- [Task]:
Write out the entire listing below exactly, with the pictures left out.

- [Data extract]:
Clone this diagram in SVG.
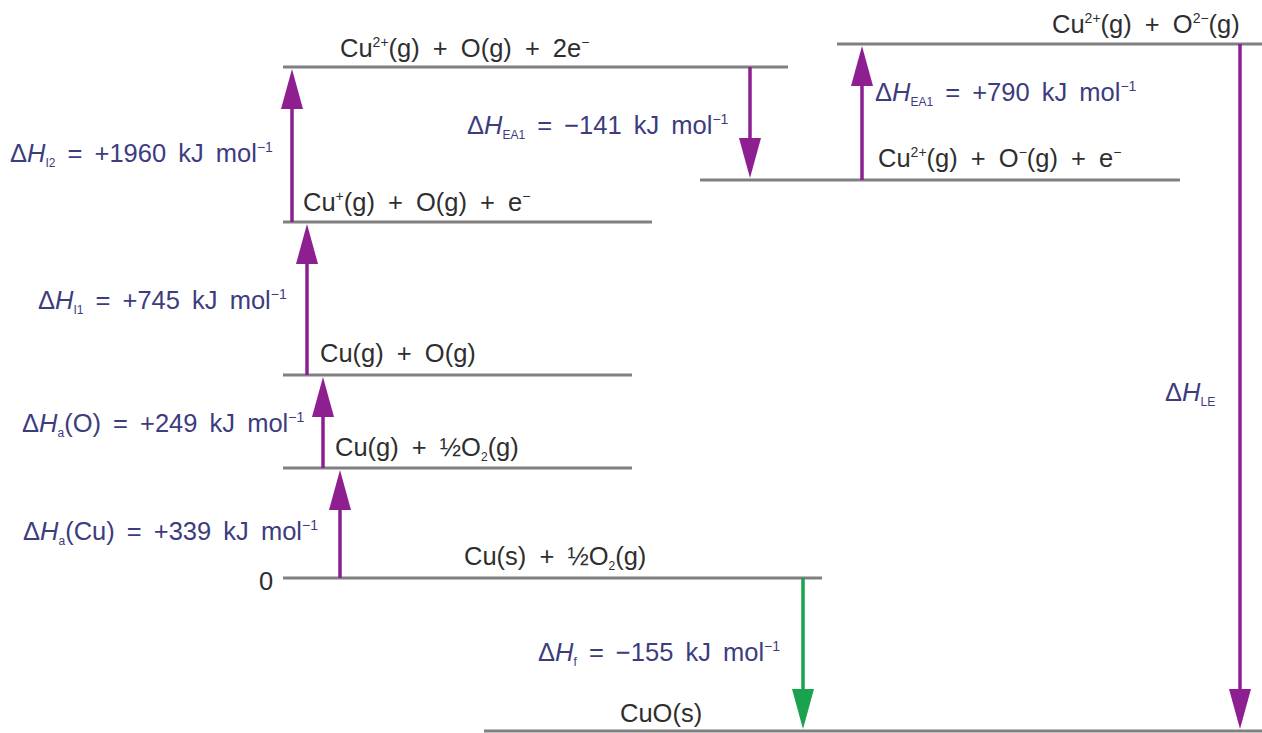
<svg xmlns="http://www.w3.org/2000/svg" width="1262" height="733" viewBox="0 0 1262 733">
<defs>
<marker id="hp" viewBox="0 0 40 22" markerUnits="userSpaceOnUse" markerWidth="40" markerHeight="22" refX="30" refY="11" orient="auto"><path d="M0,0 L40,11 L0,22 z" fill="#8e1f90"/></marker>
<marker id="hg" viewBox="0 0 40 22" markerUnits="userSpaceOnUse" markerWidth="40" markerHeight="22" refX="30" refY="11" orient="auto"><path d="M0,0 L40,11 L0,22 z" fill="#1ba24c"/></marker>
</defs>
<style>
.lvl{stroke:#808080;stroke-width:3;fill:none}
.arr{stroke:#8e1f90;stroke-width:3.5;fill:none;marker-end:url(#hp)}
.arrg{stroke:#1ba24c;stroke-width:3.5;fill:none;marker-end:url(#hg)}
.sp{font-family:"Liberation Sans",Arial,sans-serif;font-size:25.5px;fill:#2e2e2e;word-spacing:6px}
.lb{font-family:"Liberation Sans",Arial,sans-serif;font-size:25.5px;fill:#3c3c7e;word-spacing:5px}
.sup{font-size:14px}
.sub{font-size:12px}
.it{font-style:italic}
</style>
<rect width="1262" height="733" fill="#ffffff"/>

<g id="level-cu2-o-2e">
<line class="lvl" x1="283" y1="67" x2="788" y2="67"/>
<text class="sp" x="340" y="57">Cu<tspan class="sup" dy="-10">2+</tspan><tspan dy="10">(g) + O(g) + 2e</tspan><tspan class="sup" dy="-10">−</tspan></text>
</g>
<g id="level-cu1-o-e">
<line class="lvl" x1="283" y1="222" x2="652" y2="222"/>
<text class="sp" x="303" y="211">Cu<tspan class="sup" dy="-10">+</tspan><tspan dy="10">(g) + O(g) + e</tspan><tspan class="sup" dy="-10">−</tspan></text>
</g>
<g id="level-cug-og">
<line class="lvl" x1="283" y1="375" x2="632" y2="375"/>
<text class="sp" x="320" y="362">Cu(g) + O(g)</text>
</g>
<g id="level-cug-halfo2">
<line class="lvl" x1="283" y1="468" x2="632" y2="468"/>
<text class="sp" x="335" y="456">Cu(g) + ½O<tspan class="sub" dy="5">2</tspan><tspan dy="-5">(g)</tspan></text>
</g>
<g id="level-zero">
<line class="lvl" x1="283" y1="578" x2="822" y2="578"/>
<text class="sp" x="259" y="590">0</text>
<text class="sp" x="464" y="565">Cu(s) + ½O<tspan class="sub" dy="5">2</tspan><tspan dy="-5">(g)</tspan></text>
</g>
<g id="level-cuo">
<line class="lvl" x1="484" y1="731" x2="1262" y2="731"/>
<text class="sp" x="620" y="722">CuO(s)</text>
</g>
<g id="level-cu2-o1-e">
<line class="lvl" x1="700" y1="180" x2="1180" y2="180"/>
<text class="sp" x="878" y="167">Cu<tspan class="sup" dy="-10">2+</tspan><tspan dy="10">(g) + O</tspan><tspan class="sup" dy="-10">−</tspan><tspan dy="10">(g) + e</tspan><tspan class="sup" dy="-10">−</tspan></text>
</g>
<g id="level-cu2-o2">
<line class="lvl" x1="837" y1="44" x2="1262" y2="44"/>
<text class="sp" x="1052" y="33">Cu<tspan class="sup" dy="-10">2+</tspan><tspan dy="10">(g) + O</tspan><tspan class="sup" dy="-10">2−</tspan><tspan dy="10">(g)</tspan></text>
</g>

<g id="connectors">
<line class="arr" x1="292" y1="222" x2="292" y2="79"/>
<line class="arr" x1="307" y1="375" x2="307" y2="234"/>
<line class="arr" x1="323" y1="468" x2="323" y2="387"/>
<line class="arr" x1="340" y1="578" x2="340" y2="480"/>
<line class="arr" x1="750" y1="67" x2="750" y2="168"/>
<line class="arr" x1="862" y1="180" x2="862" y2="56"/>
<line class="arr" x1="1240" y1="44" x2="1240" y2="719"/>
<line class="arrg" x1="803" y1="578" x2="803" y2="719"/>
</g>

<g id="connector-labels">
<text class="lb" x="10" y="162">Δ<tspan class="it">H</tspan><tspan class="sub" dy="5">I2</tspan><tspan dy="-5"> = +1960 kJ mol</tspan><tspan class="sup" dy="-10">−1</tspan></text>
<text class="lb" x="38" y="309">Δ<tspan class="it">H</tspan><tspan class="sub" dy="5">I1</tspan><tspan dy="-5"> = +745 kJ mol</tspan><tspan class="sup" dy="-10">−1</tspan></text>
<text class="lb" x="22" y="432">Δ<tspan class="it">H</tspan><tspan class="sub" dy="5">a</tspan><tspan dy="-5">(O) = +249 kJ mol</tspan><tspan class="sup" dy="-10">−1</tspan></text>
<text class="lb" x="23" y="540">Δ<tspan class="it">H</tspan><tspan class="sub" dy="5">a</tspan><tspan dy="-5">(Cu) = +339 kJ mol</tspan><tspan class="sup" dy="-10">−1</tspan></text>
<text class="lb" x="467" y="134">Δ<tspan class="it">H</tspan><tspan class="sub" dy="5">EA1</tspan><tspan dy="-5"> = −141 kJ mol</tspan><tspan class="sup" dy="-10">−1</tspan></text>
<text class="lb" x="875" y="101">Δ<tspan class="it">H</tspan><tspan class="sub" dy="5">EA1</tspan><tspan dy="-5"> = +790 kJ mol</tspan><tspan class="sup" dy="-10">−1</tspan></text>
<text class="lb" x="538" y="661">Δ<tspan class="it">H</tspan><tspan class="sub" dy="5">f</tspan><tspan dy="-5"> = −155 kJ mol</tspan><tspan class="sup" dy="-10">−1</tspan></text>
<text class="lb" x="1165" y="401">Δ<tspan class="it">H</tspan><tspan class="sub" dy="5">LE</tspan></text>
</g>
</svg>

- [The output]:
Clone this diagram in SVG.
<svg xmlns="http://www.w3.org/2000/svg" width="1262" height="733" viewBox="0 0 1262 733">
<defs>
<marker id="hp" viewBox="0 0 40 22" markerUnits="userSpaceOnUse" markerWidth="40" markerHeight="22" refX="30" refY="11" orient="auto"><path d="M0,0 L40,11 L0,22 z" fill="#8e1f90"/></marker>
<marker id="hg" viewBox="0 0 40 22" markerUnits="userSpaceOnUse" markerWidth="40" markerHeight="22" refX="30" refY="11" orient="auto"><path d="M0,0 L40,11 L0,22 z" fill="#1ba24c"/></marker>
</defs>
<style>
.lvl{stroke:#808080;stroke-width:3;fill:none}
.arr{stroke:#8e1f90;stroke-width:3.5;fill:none;marker-end:url(#hp)}
.arrg{stroke:#1ba24c;stroke-width:3.5;fill:none;marker-end:url(#hg)}
.sp{font-family:"Liberation Sans",Arial,sans-serif;font-size:25.5px;fill:#2e2e2e;word-spacing:6px}
.lb{font-family:"Liberation Sans",Arial,sans-serif;font-size:25.5px;fill:#3c3c7e;word-spacing:5px}
.sup{font-size:14px}
.sub{font-size:12px}
.it{font-style:italic}
</style>
<rect width="1262" height="733" fill="#ffffff"/>

<g id="level-cu2-o-2e">
<line class="lvl" x1="283" y1="67" x2="788" y2="67"/>
<text class="sp" x="340" y="57">Cu<tspan class="sup" dy="-10">2+</tspan><tspan dy="10">(g) + O(g) + 2e</tspan><tspan class="sup" dy="-10">−</tspan></text>
</g>
<g id="level-cu1-o-e">
<line class="lvl" x1="283" y1="222" x2="652" y2="222"/>
<text class="sp" x="303" y="211">Cu<tspan class="sup" dy="-10">+</tspan><tspan dy="10">(g) + O(g) + e</tspan><tspan class="sup" dy="-10">−</tspan></text>
</g>
<g id="level-cug-og">
<line class="lvl" x1="283" y1="375" x2="632" y2="375"/>
<text class="sp" x="320" y="362">Cu(g) + O(g)</text>
</g>
<g id="level-cug-halfo2">
<line class="lvl" x1="283" y1="468" x2="632" y2="468"/>
<text class="sp" x="335" y="456">Cu(g) + ½O<tspan class="sub" dy="5">2</tspan><tspan dy="-5">(g)</tspan></text>
</g>
<g id="level-zero">
<line class="lvl" x1="283" y1="578" x2="822" y2="578"/>
<text class="sp" x="259" y="590">0</text>
<text class="sp" x="464" y="565">Cu(s) + ½O<tspan class="sub" dy="5">2</tspan><tspan dy="-5">(g)</tspan></text>
</g>
<g id="level-cuo">
<line class="lvl" x1="484" y1="731" x2="1262" y2="731"/>
<text class="sp" x="620" y="722">CuO(s)</text>
</g>
<g id="level-cu2-o1-e">
<line class="lvl" x1="700" y1="180" x2="1180" y2="180"/>
<text class="sp" x="878" y="167">Cu<tspan class="sup" dy="-10">2+</tspan><tspan dy="10">(g) + O</tspan><tspan class="sup" dy="-10">−</tspan><tspan dy="10">(g) + e</tspan><tspan class="sup" dy="-10">−</tspan></text>
</g>
<g id="level-cu2-o2">
<line class="lvl" x1="837" y1="44" x2="1262" y2="44"/>
<text class="sp" x="1052" y="33">Cu<tspan class="sup" dy="-10">2+</tspan><tspan dy="10">(g) + O</tspan><tspan class="sup" dy="-10">2−</tspan><tspan dy="10">(g)</tspan></text>
</g>

<g id="connectors">
<line class="arr" x1="292" y1="222" x2="292" y2="79"/>
<line class="arr" x1="307" y1="375" x2="307" y2="234"/>
<line class="arr" x1="323" y1="468" x2="323" y2="387"/>
<line class="arr" x1="340" y1="578" x2="340" y2="480"/>
<line class="arr" x1="750" y1="67" x2="750" y2="168"/>
<line class="arr" x1="862" y1="180" x2="862" y2="56"/>
<line class="arr" x1="1240" y1="44" x2="1240" y2="719"/>
<line class="arrg" x1="803" y1="578" x2="803" y2="719"/>
</g>

<g id="connector-labels">
<text class="lb" x="10" y="162">Δ<tspan class="it">H</tspan><tspan class="sub" dy="5">I2</tspan><tspan dy="-5"> = +1960 kJ mol</tspan><tspan class="sup" dy="-10">−1</tspan></text>
<text class="lb" x="38" y="309">Δ<tspan class="it">H</tspan><tspan class="sub" dy="5">I1</tspan><tspan dy="-5"> = +745 kJ mol</tspan><tspan class="sup" dy="-10">−1</tspan></text>
<text class="lb" x="22" y="432">Δ<tspan class="it">H</tspan><tspan class="sub" dy="5">a</tspan><tspan dy="-5">(O) = +249 kJ mol</tspan><tspan class="sup" dy="-10">−1</tspan></text>
<text class="lb" x="23" y="540">Δ<tspan class="it">H</tspan><tspan class="sub" dy="5">a</tspan><tspan dy="-5">(Cu) = +339 kJ mol</tspan><tspan class="sup" dy="-10">−1</tspan></text>
<text class="lb" x="467" y="134">Δ<tspan class="it">H</tspan><tspan class="sub" dy="5">EA1</tspan><tspan dy="-5"> = −141 kJ mol</tspan><tspan class="sup" dy="-10">−1</tspan></text>
<text class="lb" x="875" y="101">Δ<tspan class="it">H</tspan><tspan class="sub" dy="5">EA1</tspan><tspan dy="-5"> = +790 kJ mol</tspan><tspan class="sup" dy="-10">−1</tspan></text>
<text class="lb" x="538" y="661">Δ<tspan class="it">H</tspan><tspan class="sub" dy="5">f</tspan><tspan dy="-5"> = −155 kJ mol</tspan><tspan class="sup" dy="-10">−1</tspan></text>
<text class="lb" x="1165" y="401">Δ<tspan class="it">H</tspan><tspan class="sub" dy="5">LE</tspan></text>
</g>
</svg>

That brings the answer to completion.